I got a survey to do in the mail. Not one of those silly lifestyle surveys, preparing you to be bombarded with advertising, but an anonymous university-based one: the Australian Survey of Social Attitudes.
It was interesting stuff. It asked about my views on such issues as immigration, education, government spending, the war in Iraq.
And thrown in the middle were two questions that really threw me. See if you can answer them, without cheating, without reaching for a reference book or Google or Wikipedia:
Bushrangers roamed the countryside during the early period of European settlement in Australia. Please write the names of four bushrangers below.
and
Outlaws were also common in the United States of America in earlier times. Please write the names of four outlaws below.

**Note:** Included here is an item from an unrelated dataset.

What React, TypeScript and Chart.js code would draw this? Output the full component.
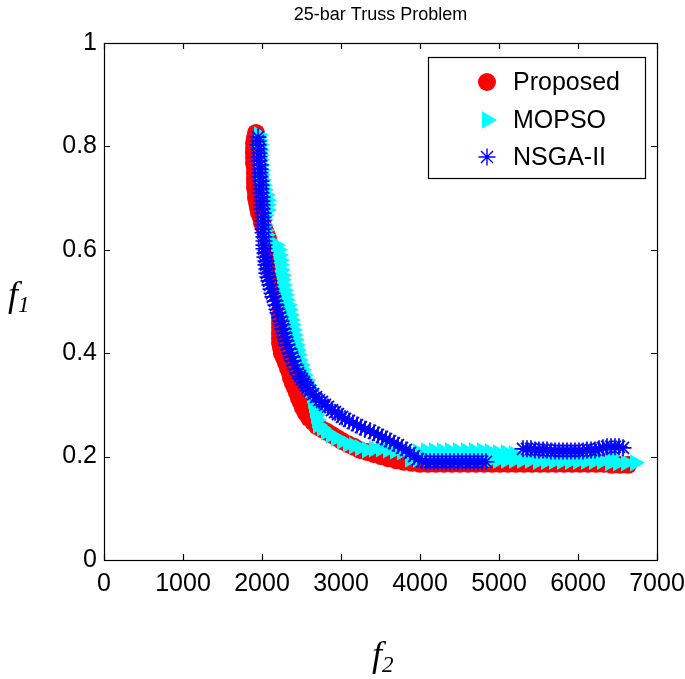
import React, { useEffect, useRef } from "react";
import { Chart, registerables } from "chart.js";

Chart.register(...registerables);

const title = "25-bar Truss Problem";
const seriesNames = ["Proposed", "MOPSO", "NSGA-II"];
const xTicks = [0, 1000, 2000, 3000, 4000, 5000, 6000, 7000];
const yTicks = [0, 0.2, 0.4, 0.6, 0.8, 1];

const proposedF2 = [1924, 1911, 1899, 1899, 1899, 1899, 1899, 1911, 1911, 1911, 1911, 1911, 1924, 1924, 1937, 1949, 1962, 1987, 2000, 2025, 2051, 2076, 2089, 2101, 2114, 2127, 2139, 2152, 2177, 2190, 2215, 2228, 2241, 2241, 2241, 2241, 2241, 2228, 2228, 2228, 2228, 2228, 2228, 2241, 2253, 2279, 2304, 2329, 2354, 2367, 2392, 2418, 2443, 2468, 2494, 2519, 2557, 2595, 2646, 2696, 2759, 2823, 2886, 2949, 3013, 3089, 3165, 3240, 3329, 3418, 3506, 3595, 3696, 3797, 3899, 4000, 4101, 4203, 4304, 4405, 4506, 4608, 4709, 4810, 4911, 5013, 5114, 5215, 5316, 5418, 5519, 5620, 5721, 5823, 5924, 6025, 6127, 6228, 6329, 6430, 6532, 6633];
const proposedF1 = [0.826, 0.816, 0.807, 0.797, 0.787, 0.778, 0.768, 0.758, 0.749, 0.739, 0.729, 0.720, 0.710, 0.700, 0.691, 0.681, 0.671, 0.662, 0.652, 0.642, 0.633, 0.623, 0.613, 0.603, 0.594, 0.584, 0.574, 0.565, 0.555, 0.545, 0.536, 0.526, 0.516, 0.507, 0.497, 0.487, 0.478, 0.468, 0.458, 0.449, 0.439, 0.429, 0.420, 0.410, 0.400, 0.391, 0.381, 0.371, 0.362, 0.352, 0.342, 0.333, 0.323, 0.313, 0.304, 0.294, 0.284, 0.275, 0.267, 0.259, 0.253, 0.248, 0.242, 0.236, 0.230, 0.224, 0.219, 0.213, 0.209, 0.205, 0.201, 0.197, 0.193, 0.190, 0.188, 0.186, 0.186, 0.186, 0.186, 0.186, 0.186, 0.186, 0.186, 0.186, 0.186, 0.186, 0.186, 0.186, 0.186, 0.186, 0.186, 0.186, 0.186, 0.186, 0.186, 0.186, 0.186, 0.186, 0.186, 0.184, 0.184, 0.184];

const mopsoF2 = [1962, 1962, 1975, 1975, 1975, 1975, 1987, 1987, 1987, 2000, 2013, 2025, 2051, 2063, 2063, 2063, 2038, 2025, 2025, 2038, 2051, 2076, 2177, 2203, 2215, 2228, 2228, 2241, 2253, 2253, 2266, 2279, 2291, 2304, 2329, 2342, 2354, 2367, 2380, 2392, 2405, 2418, 2430, 2443, 2456, 2468, 2494, 2506, 2532, 2557, 2582, 2608, 2633, 2646, 2658, 2671, 2684, 2696, 2709, 2759, 2810, 2873, 2937, 3013, 3089, 3165, 3240, 3329, 3418, 3506, 3595, 3684, 3772,
  3873, 3975, 4076, 4177, 4278, 4380, 4481, 4582, 4684, 4785, 4886, 4987, 5089, 5190, 5291, 5392, 5494, 5595, 5696, 5797, 5899, 6000, 6101, 6203, 6304, 6405, 6506, 6608, 6722,
  3873, 3975, 4076, 4177, 4278, 4380, 4481, 4582, 4684, 4785, 4886, 4987, 5089, 5190, 5392, 5595, 5797, 6000, 6203, 6405];
const mopsoF1 = [0.822, 0.812, 0.803, 0.793, 0.783, 0.774, 0.764, 0.754, 0.745, 0.735, 0.725, 0.716, 0.706, 0.696, 0.687, 0.677, 0.667, 0.658, 0.648, 0.638, 0.629, 0.619, 0.609, 0.600, 0.590, 0.580, 0.571, 0.561, 0.551, 0.542, 0.532, 0.522, 0.513, 0.503, 0.493, 0.484, 0.474, 0.464, 0.455, 0.445, 0.435, 0.426, 0.416, 0.406, 0.397, 0.387, 0.377, 0.368, 0.358, 0.348, 0.338, 0.329, 0.319, 0.309, 0.300, 0.290, 0.280, 0.271, 0.261, 0.255, 0.248, 0.242, 0.236, 0.230, 0.224, 0.221, 0.217, 0.213, 0.215, 0.215, 0.213, 0.211, 0.209,
  0.195, 0.195, 0.195, 0.195, 0.195, 0.195, 0.193, 0.193, 0.193, 0.193, 0.193, 0.193, 0.193, 0.193, 0.193, 0.193, 0.191, 0.191, 0.191, 0.191, 0.191, 0.191, 0.191, 0.191, 0.191, 0.188, 0.188, 0.188, 0.188,
  0.209, 0.209, 0.211, 0.211, 0.211, 0.211, 0.211, 0.211, 0.211, 0.211, 0.209, 0.207, 0.207, 0.205, 0.203, 0.203, 0.203, 0.203, 0.203, 0.201];

const nsgaF2 = [1949, 1949, 1949, 1962, 1962, 1962, 1962, 1975, 1975, 1975, 1975, 1987, 1987, 1987, 1987, 2000, 2000, 2000, 2000, 2013, 2013, 2013, 2013, 2013, 2013, 2025, 2025, 2025, 2025, 2038, 2038, 2051, 2051, 2063, 2063, 2076, 2089, 2101, 2114, 2127, 2139, 2165, 2177, 2190, 2203, 2228, 2241, 2253, 2266, 2279, 2291, 2304, 2316, 2342, 2354, 2380, 2392, 2418, 2430, 2456, 2481, 2506, 2532, 2557, 2582, 2608, 2646, 2684, 2722, 2759, 2797, 2835, 2886, 2924, 2962, 3013, 3051, 3101, 3152, 3203, 3253, 3304, 3367, 3418, 3468, 3519, 3570, 3620, 3671, 3722, 3772, 3823, 3873, 3924, 3975, 4025,
  4076, 4127, 4177, 4228, 4278, 4329, 4380, 4430, 4481, 4532, 4582, 4633, 4684, 4734, 4785, 4835,
  5304, 5354, 5405, 5456, 5506, 5557, 5608, 5658, 5709, 5759, 5810, 5861, 5911, 5962, 6013, 6063, 6114, 6165, 6215, 6266, 6316, 6367, 6418, 6468, 6519, 6570];
const nsgaF1 = [0.818, 0.810, 0.803, 0.795, 0.787, 0.780, 0.772, 0.764, 0.756, 0.749, 0.741, 0.733, 0.725, 0.718, 0.710, 0.702, 0.694, 0.687, 0.679, 0.671, 0.663, 0.656, 0.648, 0.640, 0.633, 0.625, 0.617, 0.609, 0.602, 0.594, 0.586, 0.578, 0.571, 0.563, 0.555, 0.547, 0.540, 0.532, 0.524, 0.516, 0.509, 0.501, 0.493, 0.485, 0.478, 0.470, 0.462, 0.455, 0.447, 0.439, 0.431, 0.424, 0.416, 0.408, 0.400, 0.393, 0.385, 0.377, 0.369, 0.362, 0.356, 0.350, 0.344, 0.338, 0.333, 0.327, 0.321, 0.315, 0.309, 0.306, 0.300, 0.296, 0.290, 0.286, 0.282, 0.277, 0.273, 0.269, 0.265, 0.261, 0.257, 0.253, 0.250, 0.246, 0.242, 0.238, 0.234, 0.230, 0.226, 0.222, 0.217, 0.213, 0.207, 0.201, 0.195, 0.191,
  0.190, 0.190, 0.190, 0.190, 0.190, 0.190, 0.190, 0.190, 0.190, 0.190, 0.190, 0.190, 0.190, 0.190, 0.190, 0.190,
  0.215, 0.215, 0.215, 0.213, 0.213, 0.213, 0.213, 0.211, 0.211, 0.211, 0.211, 0.211, 0.211, 0.211, 0.211, 0.211, 0.213, 0.213, 0.213, 0.215, 0.217, 0.219, 0.219, 0.219, 0.219, 0.217];

const toPoints = (xs: number[], ys: number[]) => xs.map((x, i) => ({ x, y: ys[i] }));

const FONT = '"Liberation Sans", Arial, sans-serif';
const R_CIRCLE = 9;
const R_TRI = 10;
const R_STAR = 8.5;
const STAR_W = 1.7;

function drawMarker(ctx: CanvasRenderingContext2D, kind: string, x: number, y: number) {
  ctx.save();
  if (kind === "circle") {
    ctx.fillStyle = "#ff0000";
    ctx.beginPath();
    ctx.arc(x, y, R_CIRCLE, 0, Math.PI * 2);
    ctx.fill();
  } else if (kind === "triangle") {
    const r = R_TRI;
    ctx.fillStyle = "#00ffff";
    ctx.beginPath();
    let rad = Math.PI / 2;
    ctx.moveTo(x + Math.sin(rad) * r, y - Math.cos(rad) * r);
    rad += (2 * Math.PI) / 3;
    ctx.lineTo(x + Math.sin(rad) * r, y - Math.cos(rad) * r);
    rad += (2 * Math.PI) / 3;
    ctx.lineTo(x + Math.sin(rad) * r, y - Math.cos(rad) * r);
    ctx.closePath();
    ctx.fill();
  } else {
    const r = R_STAR;
    const d = r * Math.SQRT1_2;
    ctx.strokeStyle = "#0000ff";
    ctx.lineWidth = 1.4;
    ctx.beginPath();
    ctx.moveTo(x - r, y); ctx.lineTo(x + r, y);
    ctx.moveTo(x, y - r); ctx.lineTo(x, y + r);
    ctx.moveTo(x - d, y - d); ctx.lineTo(x + d, y + d);
    ctx.moveTo(x - d, y + d); ctx.lineTo(x + d, y - d);
    ctx.stroke();
  }
  ctx.restore();
}

const framePlugin = {
  id: "matlabFrame",
  afterDatasetsDraw(chart: any) {
    const { ctx, chartArea } = chart;
    const { left, right, top, bottom } = chartArea;
    const xs = chart.scales.x;
    const ys = chart.scales.y;
    ctx.save();
    ctx.strokeStyle = "#000";
    ctx.lineWidth = 1.2;
    ctx.strokeRect(Math.round(left) + 0.5, Math.round(top) + 0.5, Math.round(right - left), Math.round(bottom - top));
    const tl = 6;
    ctx.beginPath();
    xTicks.forEach((v) => {
      const px = Math.round(xs.getPixelForValue(v)) + 0.5;
      ctx.moveTo(px, bottom); ctx.lineTo(px, bottom - tl);
      ctx.moveTo(px, top); ctx.lineTo(px, top + tl);
    });
    yTicks.forEach((v) => {
      const py = Math.round(ys.getPixelForValue(v)) + 0.5;
      ctx.moveTo(left, py); ctx.lineTo(left + tl, py);
      ctx.moveTo(right, py); ctx.lineTo(right - tl, py);
    });
    ctx.stroke();

    // title
    ctx.fillStyle = "#000";
    ctx.font = `18px ${FONT}`;
    ctx.textAlign = "center";
    ctx.textBaseline = "middle";
    ctx.fillText(title, (left + right) / 2, 15);

    // legend box
    const bx = 428, by = 57, bw = 217, bh = 121;
    ctx.fillStyle = "#fff";
    ctx.fillRect(bx, by, bw, bh);
    ctx.lineWidth = 1.2;
    ctx.strokeRect(bx + 0.5, by + 0.5, bw, bh);
    const kinds = ["circle", "triangle", "star"];
    const rows = [82, 120, 157];
    ctx.font = `25px ${FONT}`;
    ctx.textBaseline = "middle";
    ctx.textAlign = "left";
    seriesNames.forEach((name, i) => {
      drawMarker(ctx, kinds[i], 487, rows[i]);
      ctx.fillStyle = "#000";
      ctx.fillText(name, 513, rows[i] + 1);
    });
    ctx.restore();
  },
};

export default function App() {
  const ref = useRef<HTMLCanvasElement | null>(null);
  useEffect(() => {
    document.body.style.margin = "0";
    const canvas = ref.current;
    if (!canvas) return;
    const chart = new Chart(canvas, {
      type: "scatter",
      data: {
        datasets: [
          {
            label: seriesNames[0],
            data: toPoints(proposedF2, proposedF1),
            pointStyle: "circle",
            pointRadius: R_CIRCLE,
            backgroundColor: "#ff0000",
            borderColor: "#ff0000",
            borderWidth: 0,
            order: 3,
          },
          {
            label: seriesNames[1],
            data: toPoints(mopsoF2, mopsoF1),
            pointStyle: "triangle",
            pointRotation: 90,
            pointRadius: R_TRI,
            backgroundColor: "#00ffff",
            borderColor: "#00ffff",
            borderWidth: 0,
            order: 2,
          },
          {
            label: seriesNames[2],
            data: toPoints(nsgaF2, nsgaF1),
            pointStyle: "star",
            pointRadius: R_STAR,
            backgroundColor: "#0000ff",
            borderColor: "#0000ff",
            borderWidth: STAR_W,
            order: 1,
          },
        ],
      },
      options: {
        responsive: false,
        animation: false,
        devicePixelRatio: 1,
        layout: { padding: { top: 43, left: 0, right: 28, bottom: 0 } },
        plugins: {
          legend: { display: false },
          tooltip: { enabled: false },
          title: { display: false },
        },
        scales: {
          x: {
            type: "linear",
            min: 0,
            max: 7000,
            afterBuildTicks: (s: any) => { s.ticks = xTicks.map((v) => ({ value: v })); },
            afterFit: (s: any) => { s.height = 119; s.paddingLeft = 0; s.paddingRight = 0; },
            grid: { display: false, drawTicks: false },
            border: { display: false },
            ticks: {
              color: "#000", padding: 9, maxRotation: 0, autoSkip: false,
              font: { family: FONT, size: 25 },
              callback: (v: any) => String(v),
            },
          },
          y: {
            type: "linear",
            min: 0,
            max: 1,
            afterBuildTicks: (s: any) => { s.ticks = yTicks.map((v) => ({ value: v })); },
            afterFit: (s: any) => { s.width = 104; s.paddingTop = 0; s.paddingBottom = 0; },
            grid: { display: false, drawTicks: false },
            border: { display: false },
            ticks: {
              color: "#000", padding: 7, autoSkip: false,
              font: { family: FONT, size: 25 },
              callback: (v: any) => String(Math.round(Number(v) * 10) / 10),
            },
          },
        },
      },
      plugins: [framePlugin],
    });
    return () => chart.destroy();
  }, []);

  const serif = '"Liberation Serif", "Times New Roman", serif';
  return (
    <div style={{ position: "fixed", left: 0, top: 0, width: 685, height: 679, background: "#fff" }}>
      <canvas ref={ref} width={685} height={679} style={{ display: "block" }} />
      <div style={{ position: "absolute", left: 8, top: 276, fontFamily: serif, fontStyle: "italic", fontSize: 36, lineHeight: 1, color: "#000" }}>
        f<sub style={{ fontSize: 23, verticalAlign: "-6px" }}>1</sub>
      </div>
      <div style={{ position: "absolute", left: 372, top: 636, fontFamily: serif, fontStyle: "italic", fontSize: 36, lineHeight: 1, color: "#000" }}>
        f<sub style={{ fontSize: 23, verticalAlign: "-6px" }}>2</sub>
      </div>
    </div>
  );
}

I found this very tricky, could only think of three bushrangers and two outlaws. And when I checked after writing in the answers, found two of these to be wrong (one bushranger misspelt, one outlaw was a good guy, not an outlaw).
What will come of the survey results, I don’t know, but I won’t be totally shocked if in a couple of months, I open the newspaper to find a headline reading something like “Most Australians can’t name four bushrangers”.
Had a guess? Okay, now check your answers: Australian Bushrangers; US outlaws.
5 replies on “Survey”
Score three Aussie, one American.
Fell over the line with 4 Aussie – if spelling doesn’t count. Glad it wasn’t cricket captains of the depression or war time prime ministers.
All I got was Ned Kelly, Ben Hall (Aus) and Jesse James (US)
Can I shortcut naming 4 Aussies by counting the Kelly gang individually??
Only if you can name them individually Trish, and I reckon given you used to work in history education, you should have to name at least five!